Every product-based business struggles with this. How can you provide value that exceeds the price of the product? The answer: exceptional customer service, which is more about mitigating disloyalty than driving loyalty. Dixon points out that customers are disloyal when businesses get the basics wrong: deliveries are late, communication is poor, or the company fails to execute. This happens when the business does not stay in touch with their customers’ needs; when the status-quo is prioritized over improvement efforts. When curiosity and a desire for improvement ceases.

Spend lots of time talking to your customers. You’d be amazed at how many companies don’t listen to their customers. – Ross Perot


Creating a Personal Brand


Correcting customer churn requires treating existing customers with the same passion as new customers. Customer service and sales teams must understand the value associated with these customers and place a higher priority on nurturing both new and existing relationships.
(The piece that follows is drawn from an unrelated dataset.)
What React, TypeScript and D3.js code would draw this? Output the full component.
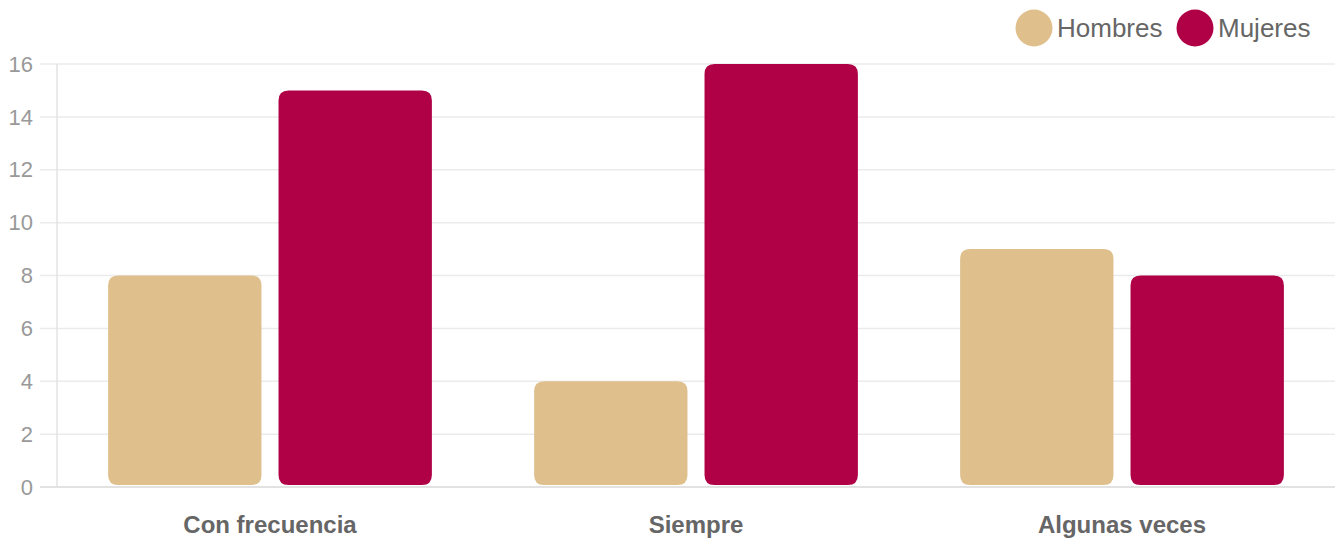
import React from "react";
import * as d3 from "d3";

const categories = ["Con frecuencia", "Siempre", "Algunas veces"];
const seriesNames = ["Hombres", "Mujeres"];
const hombres = [8, 4, 9];
const mujeres = [15, 16, 8];
const yTicks = [0, 2, 4, 6, 8, 10, 12, 14, 16];
const colors = ["#dfc08d", "#b00046"];

const W = 1338;
const H = 542;
const left = 57;
const right = 1335;
const top = 64;
const bottom = 487;

function roundedRect(x: number, y: number, w: number, h: number, r: number) {
  const rr = Math.min(r, w / 2, h / 2);
  return `M${x + rr},${y}H${x + w - rr}Q${x + w},${y} ${x + w},${y + rr}V${y + h - rr}Q${x + w},${y + h} ${x + w - rr},${y + h}H${x + rr}Q${x},${y + h} ${x},${y + h - rr}V${y + rr}Q${x},${y} ${x + rr},${y}Z`;
}

export default function App() {
  const x0 = d3.scaleBand<string>().domain(categories).range([left, right]).padding(0);
  const bw = x0.bandwidth();
  const x1 = d3
    .scaleBand<string>()
    .domain(seriesNames)
    .range([bw * 0.1, bw * 0.9])
    .padding(0);
  const slot = x1.bandwidth();
  const barW = slot * 0.9;
  const y = d3.scaleLinear().domain([0, 16]).range([bottom, top]);
  const data = [hombres, mujeres];
  const font = "Helvetica, Arial, 'Liberation Sans', sans-serif";

  return (
    <svg width={W} height={H} style={{ position: "absolute", left: 0, top: 0 }} fontFamily={font}>
      {yTicks.map((t) => (
        <g key={t}>
          <line x1={40} x2={1335} y1={y(t)} y2={y(t)} stroke={t === 0 ? "#d9d9d9" : "#ebebeb"} strokeWidth={1.5} />
          <text x={33} y={y(t)} dy="0.35em" textAnchor="end" fontSize={22} fill="#999">
            {t}
          </text>
        </g>
      ))}
      <line x1={left} x2={left} y1={top} y2={bottom} stroke="#e3e3e3" strokeWidth={1.5} />
      {categories.map((c, i) => (
        <g key={c}>
          {seriesNames.map((s, j) => {
            const cx = (x0(c) as number) + (x1(s) as number) + slot / 2;
            const v = data[j][i];
            const yt = y(v);
            return (
              <path
                key={s}
                d={roundedRect(cx - barW / 2, yt, barW, bottom - 2 - yt, 10)}
                fill={colors[j]}
              />
            );
          })}
          <text
            x={(x0(c) as number) + bw / 2}
            y={533}
            textAnchor="middle"
            fontSize={24}
            fontWeight="bold"
            fill="#666"
          >
            {c}
          </text>
        </g>
      ))}
      {seriesNames.map((s, j) => {
        const lx = [1034, 1195][j];
        return (
          <g key={s}>
            <circle cx={lx} cy={28} r={18.5} fill={colors[j]} />
            <text x={lx + 23} y={37} fontSize={26} fill="#666">
              {s}
            </text>
          </g>
        );
      })}
    </svg>
  );
}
One way to do this is to encourage team members to create their own personal brand. Although each employee works under the company umbrella, there is still a personal element at play. A personal brand defines individual employees to customers. It is the characteristics, personality, and drive that defines the relationship. It is understanding that simply selling a product does not always solve the problem but that, with dialog, the right problem can be uncovered and resolved. It is getting past the superficial – even if that means picking up the phone or visiting in person – and getting to the root.

Your customer doesn’t care how much you know until they know how much you care. – Damon Richards

As an organization, be willing to take stock in your current position and always be open to constant improvement and small wins. Doing so supports business growth and gives customer service and sales teams the opportunity to create deep, long-lasting relationships with existing customers.